Sunday, May 4, 2014

Why the EPA should not exist - today's edition

If all its pointy-head bureaucrats did was make life difficult for American businesses, that would be bad enough.  But it is pro-actively trying to influence policy-making even before the scientific review has been conducted in some cases, such as this:

 . . . regulators inside the Environmental Protection Agency secretly worked with tribal and environmental activists to preempt a full review of an Alaskan mine and veto the project before the owners’ permits could be considered, internal memos show.
Charged with being neutral arbiters, EPA officials instead began advocating for a preemptive veto of the Pebble Mine project in western Alaska as early as 2008, long before any scientific studies were conducted or the permit applications for the project were even filed, the emails obtained by The Washington Times show.

Cozying up to one side in a situation in which policy was ostensibly going to be decided by what science had to say:

EPA wouldn’t even announce the beginning of a scientific review of Pebble Mine until 2011, two years after Mr.

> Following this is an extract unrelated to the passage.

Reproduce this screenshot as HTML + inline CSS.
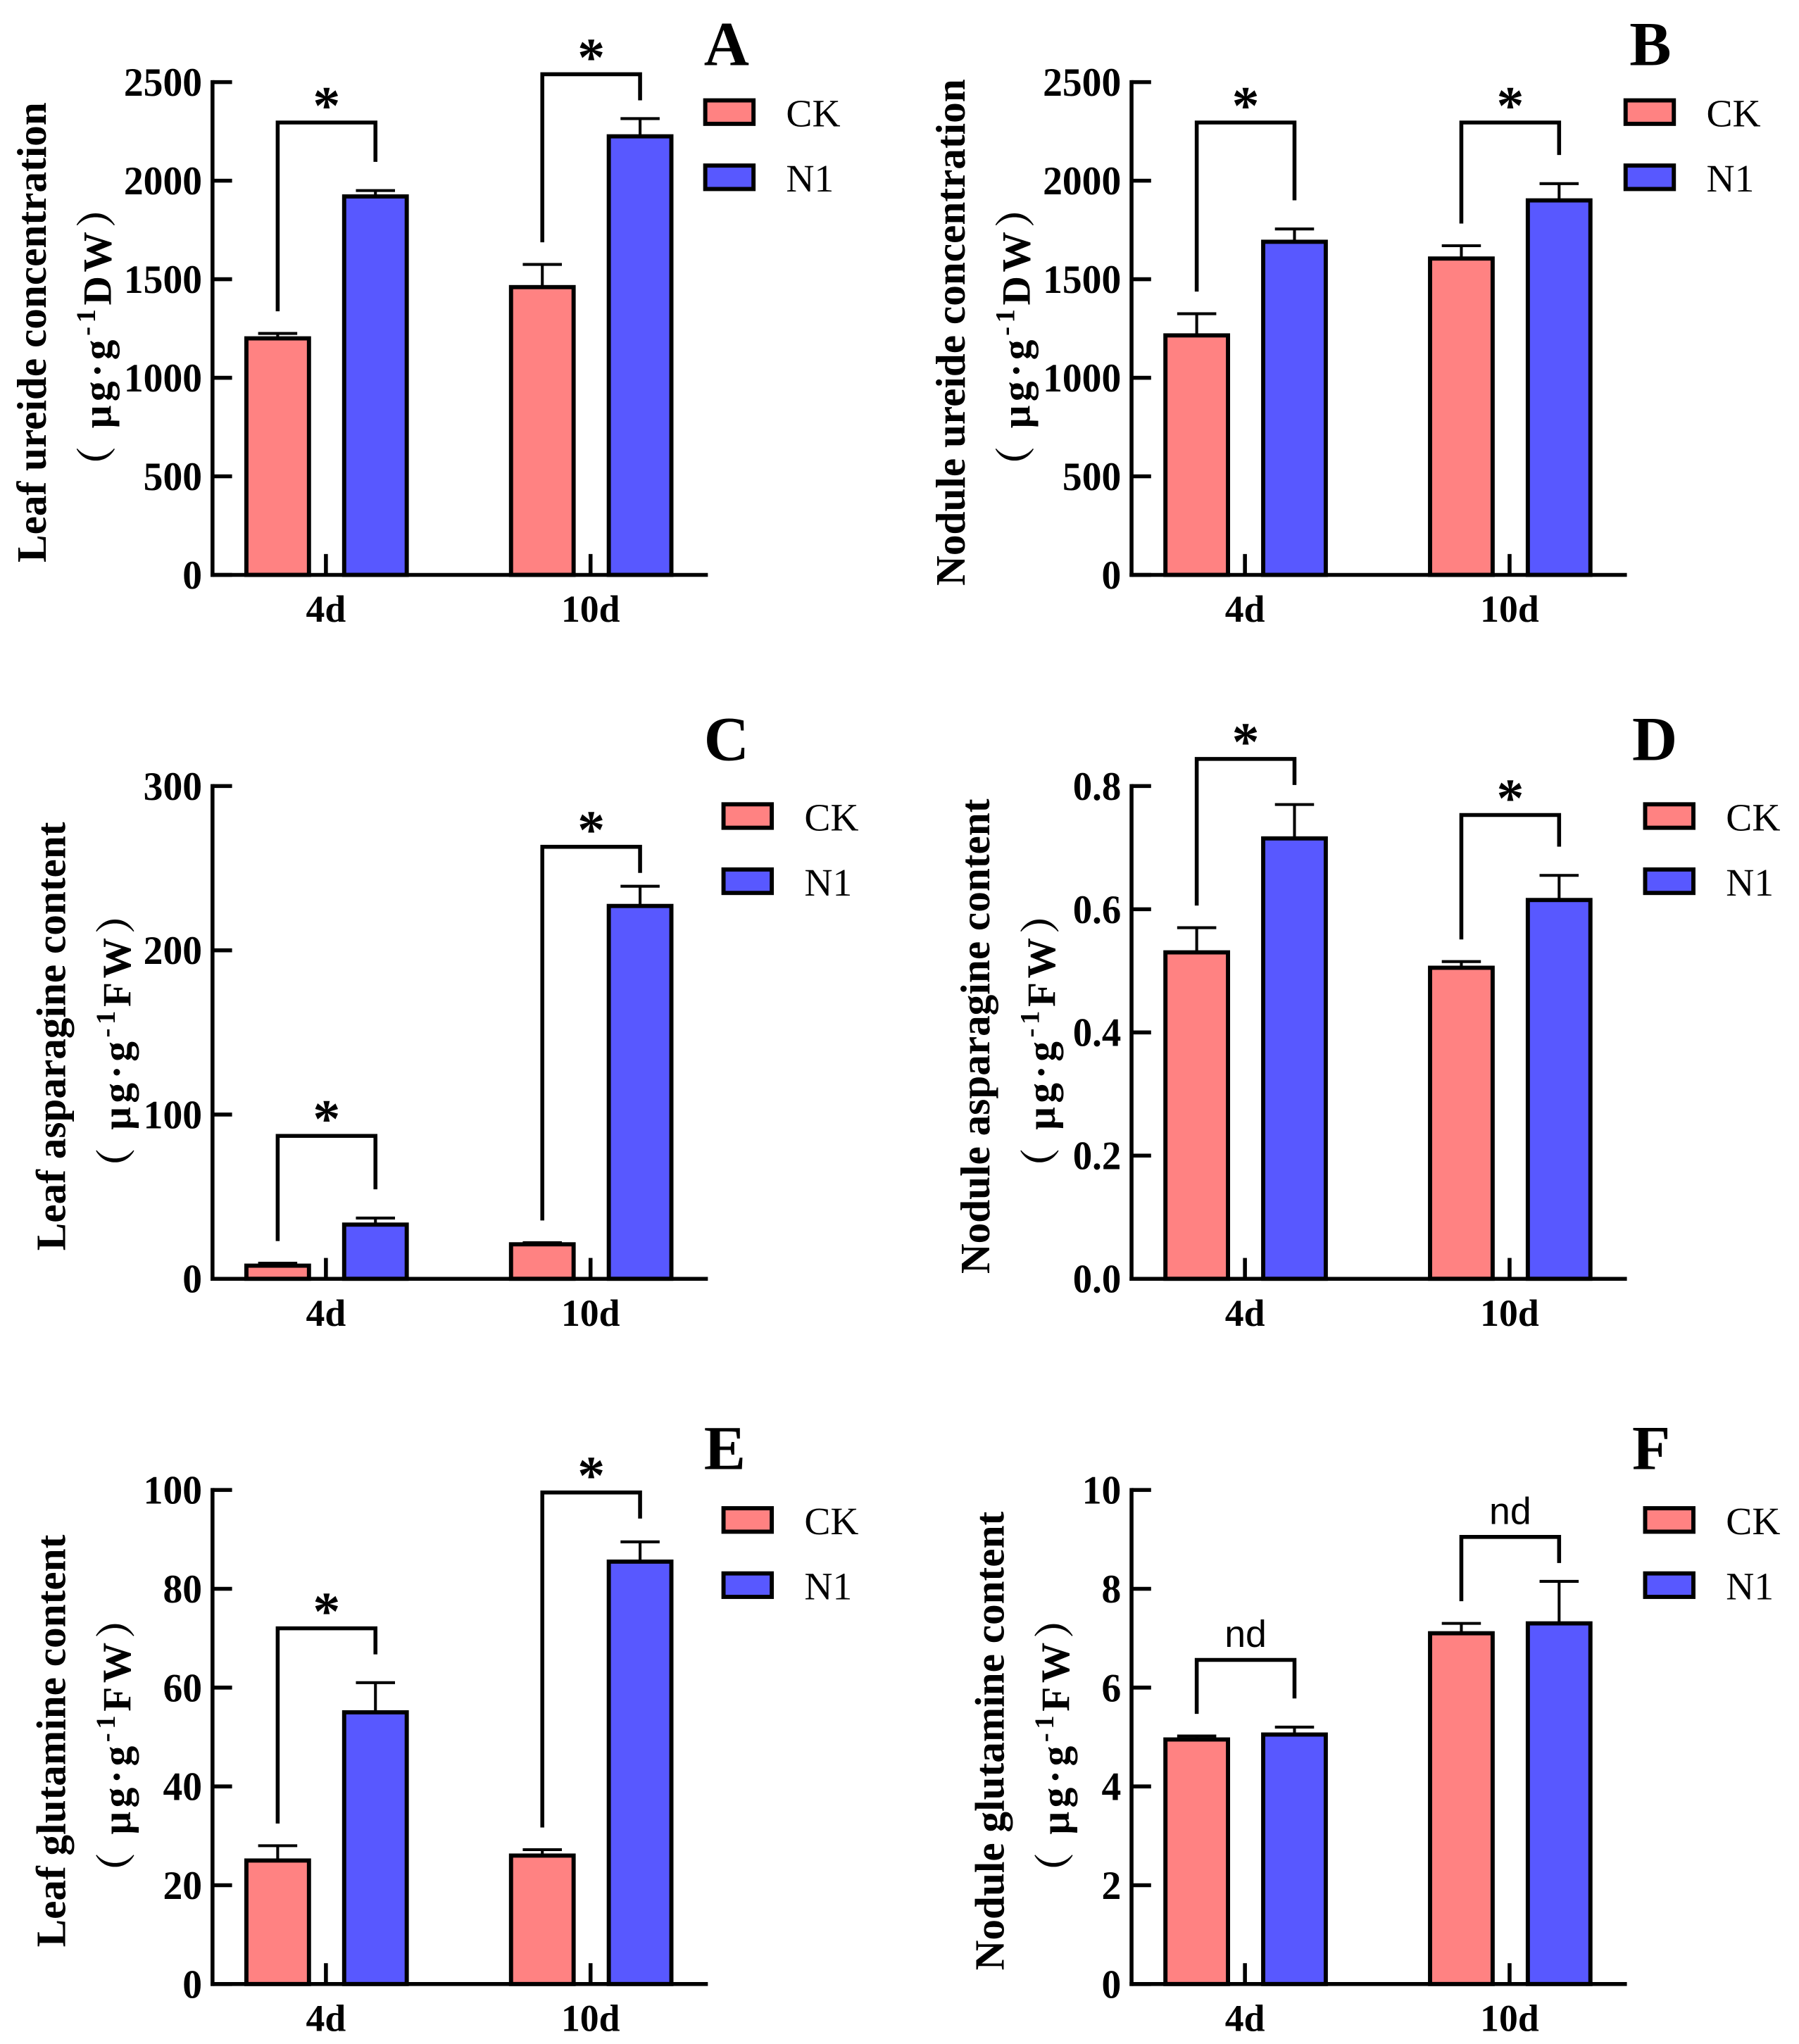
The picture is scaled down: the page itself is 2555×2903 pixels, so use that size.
<!DOCTYPE html>
<html><head><meta charset="utf-8">
<style>html,body{margin:0;padding:0;background:#fff;}svg{display:block;}</style>
</head><body>
<svg id="fig" xmlns="http://www.w3.org/2000/svg" width="2555" height="2903" viewBox="0 0 1380 1568"></svg>
<script>
const categories = ["4d", "10d"];
const seriesNames = ["CK", "N1"];
const seriesColors = ["#FF8282", "#5858FF"];

const aCK = [1200, 1460], aCKerr = [25, 115], aN1 = [1920, 2225], aN1err = [30, 90];
const bCK = [1215, 1605], bCKerr = [110, 65], bN1 = [1690, 1900], bN1err = [65, 85];
const cCK = [8, 21], cCKerr = [1.5, 1], cN1 = [33, 227], cN1err = [4, 12];
const dCK = [0.53, 0.505], dCKerr = [0.04, 0.01], dN1 = [0.715, 0.615], dN1err = [0.055, 0.04];
const eCK = [25, 26], eCKerr = [3, 1.2], eN1 = [55, 85.5], eN1err = [6, 4];
const fCK = [4.95, 7.1], fCKerr = [0.07, 0.2], fN1 = [5.05, 7.3], fN1err = [0.15, 0.85];

const aTicks = ["0","500","1000","1500","2000","2500"];
const bTicks = ["0","500","1000","1500","2000","2500"];
const cTicks = ["0","100","200","300"];
const dTicks = ["0.0","0.2","0.4","0.6","0.8"];
const eTicks = ["0","20","40","60","80","100"];
const fTicks = ["0","2","4","6","8","10"];

const aSig = ["*","*"], bSig = ["*","*"], cSig = ["*","*"], dSig = ["*","*"], eSig = ["*","*"], fSig = ["nd","nd"];
const aBr = [2295, 2540], bBr = [2295, 2295], cBr = [87, 263], dBr = [0.844, 0.753], eBr = [72, 99.5], fBr = [6.56, 9.05];

const NS = "http://www.w3.org/2000/svg";
const svg = document.getElementById("fig");
function el(tag, attrs, parent, text) {
  const e = document.createElementNS(NS, tag);
  for (const k in attrs) e.setAttribute(k, attrs[k]);
  if (text !== undefined) e.textContent = text;
  (parent || svg).appendChild(e);
  return e;
}

const panels = [
  {id:"a", letter:"A", x0:163, top:63, zero:441, ck:aCK, ckE:aCKerr, n1:aN1, n1E:aN1err, ticks:aTicks, sig:aSig, br:aBr, t1:"Leaf ureide concentration", unit:"DW", tx:25, legX:541, letX:540, letY:50},
  {id:"b", letter:"B", x0:868, top:63, zero:441, ck:bCK, ckE:bCKerr, n1:bN1, n1E:bN1err, ticks:bTicks, sig:bSig, br:bBr, t1:"Nodule ureide concentration", unit:"DW", tx:730, legX:1247, letX:1250, letY:50},
  {id:"c", letter:"C", x0:163, top:603, zero:981, ck:cCK, ckE:cCKerr, n1:cN1, n1E:cN1err, ticks:cTicks, sig:cSig, br:cBr, t1:"Leaf asparagine content", unit:"FW", tx:40, legX:555, letX:540, letY:583},
  {id:"d", letter:"D", x0:868, top:603, zero:981, ck:dCK, ckE:dCKerr, n1:dN1, n1E:dN1err, ticks:dTicks, sig:dSig, br:dBr, t1:"Nodule asparagine content", unit:"FW", tx:749, legX:1262, letX:1252, letY:583},
  {id:"e", letter:"E", x0:163, top:1143, zero:1522, ck:eCK, ckE:eCKerr, n1:eN1, n1E:eN1err, ticks:eTicks, sig:eSig, br:eBr, t1:"Leaf glutamine content", unit:"FW", tx:40, legX:555, letX:540, letY:1127},
  {id:"f", letter:"F", x0:868, top:1143, zero:1522, ck:fCK, ckE:fCKerr, n1:fN1, n1E:fN1err, ticks:fTicks, sig:fSig, br:fBr, t1:"Nodule glutamine content", unit:"FW", tx:760, legX:1262, letX:1252, letY:1127}
];

const SERIF = "Liberation Serif, serif";
panels.forEach(p => {
  const g = el("g", {});
  
  
  const maxV = parseFloat(p.ticks[p.ticks.length - 1]);
  const y = v => p.zero - v / maxV * (p.zero - p.top);
  const groupX = i => p.x0 + 87 + i * 203;
  const barW = 48;
  const ckX = i => groupX(i) - 61;
  const n1X = i => groupX(i) + 14;

  categories.forEach((c, i) => {
    [[p.ck, p.ckE, ckX, 0], [p.n1, p.n1E, n1X, 1]].forEach(([vals, errs, fx, s]) => {
      const v = vals[i], e = errs[i];
      const cx = fx(i) + barW / 2;
      const eb = el("path", {d:`M${cx},${y(v)} V${y(v + e)} M${cx - 15},${y(v + e)} H${cx + 15}`, stroke:"#000", "stroke-width":2.2, fill:"none"}, g);
      
      
      const r = el("rect", {x:fx(i), y:y(v), width:barW, height:p.zero - y(v), fill:seriesColors[s], stroke:"#000", "stroke-width":3.2}, g);
      
      
    });
    const ct = el("line", {x1:groupX(i), x2:groupX(i), y1:p.zero, y2:p.zero - 16, stroke:"#000", "stroke-width":3}, g);
    
    
    const xl = el("text", {x:groupX(i), y:p.zero + 36, "text-anchor":"middle", "font-family":SERIF, "font-weight":"bold", "font-size":29}, g, c);
    
    
    const lx = ckX(i) + barW / 2, rx = n1X(i) + barW / 2;
    const ly = y(p.ck[i] + p.ckE[i]) - 17, ry = y(p.n1[i] + p.n1E[i]) - 22;
    const by = y(p.br[i]);
    const br = el("path", {d:`M${lx},${Math.max(ly, by + 20)} V${by} H${rx} V${Math.max(ry, by + 20)}`, stroke:"#000", "stroke-width":3, fill:"none"}, g);
    
    
    const isStar = p.sig[i] === "*";
    const st = el("text", {x:(lx + rx) / 2, y: isStar ? by + 1 : by - 10, "text-anchor":"middle",
      "font-family": isStar ? SERIF : "Liberation Sans, sans-serif", "font-weight": isStar ? "bold" : "normal",
      "font-size": isStar ? 42 : 29}, g, p.sig[i]);
    
    
  });

  const ya = el("line", {x1:p.x0, x2:p.x0, y1:p.top - 1.5, y2:p.zero + 1.5, stroke:"#000", "stroke-width":3}, g);
  
  
  const xa = el("line", {x1:p.x0 - 1.5, x2:p.x0 + 380, y1:p.zero, y2:p.zero, stroke:"#000", "stroke-width":3}, g);
  
  
  p.ticks.forEach(t => {
    const ty = y(parseFloat(t));
    const tk = el("line", {x1:p.x0, x2:p.x0 + 15, y1:ty, y2:ty, stroke:"#000", "stroke-width":3}, g);
    
    
    const nDot = (t.match(/\./g) || []).length;
    const tl = el("text", {x:p.x0 - 8, y:ty + 10.5, "text-anchor":"end", "font-family":SERIF, "font-weight":"bold", "font-size":31,
      textLength: (t.length - nDot) * 15 + nDot * 7, lengthAdjust:"spacingAndGlyphs"}, g, t);
    
    
  });

  const cy = (p.top + p.zero) / 2 + 3;
  const t1 = el("text", {x:0, y:0, transform:`translate(${p.tx + 10},${cy}) rotate(-90)`, "text-anchor":"middle", "font-family":SERIF, "font-weight":"bold", "font-size":32}, g, p.t1);
  
  
  const t2 = el("text", {x:0, y:0, transform:`translate(${p.tx + 60},${cy + 2}) rotate(-90)`, "text-anchor":"middle", "font-family":"Liberation Serif, Noto Serif CJK SC, serif", "font-weight":"bold", "font-size":31, "letter-spacing":3}, g);
  
  
  el("tspan", {}, t2, "（ μg·g");
  el("tspan", {dy:-12, "font-size":21}, t2, "-1");
  el("tspan", {dy:12}, t2, p.unit + "）");

  seriesNames.forEach((n, s) => {
    const ly = p.top + 14 + s * 50;
    const lr = el("rect", {x:p.legX, y:ly, width:37, height:18, fill:seriesColors[s], stroke:"#000", "stroke-width":3.2}, g);
    
    
    const lt = el("text", {x:p.legX + 62, y:ly + 20, "font-family":SERIF, "font-size":30}, g, n);
    
    
  });
  const pl = el("text", {x:p.letX, y:p.letY, "font-family":SERIF, "font-weight":"bold", "font-size":48}, g, p.letter);
  
  
});
</script>
</body></html>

North’s email, but discussion of a pre-emptive veto dominated internal discussions inside the agency for much of the three years beforehand.
At the same time, EPA officials had regular contacts with potential opponents of the mining project, coordinating activities with environmentalists and even coaching local tribes on how they could strengthen their case opposing the project.
“Tribes have a very special role in Pebble issues because of government-to-government relations,” Mr. North wrote to an Alaskan tribal leader in June 2010. “EPA takes that very seriously. I encourage you to develop that relationship as much as you can.”
The efforts to get EPA to veto the project before the Army Corps of Engineers could evaluate the engineering and scientific impacts reached all the way to top officials in Washington.
A presentation prepared in 2010 for then-EPA Administrator Lisa P. Jackson made clear that a preemptive veto “had never been done before in the history” of the Clean Water Act and could risk litigation.
EPA eventually conducted a narrow scientific review and preemptively vetoed the mine project this February, before the Army Corps of Engineers could decide the permits for the project on the scientific and technical merits.

This is a clear encroachment on the power of the legislative branch.  This is tyranny.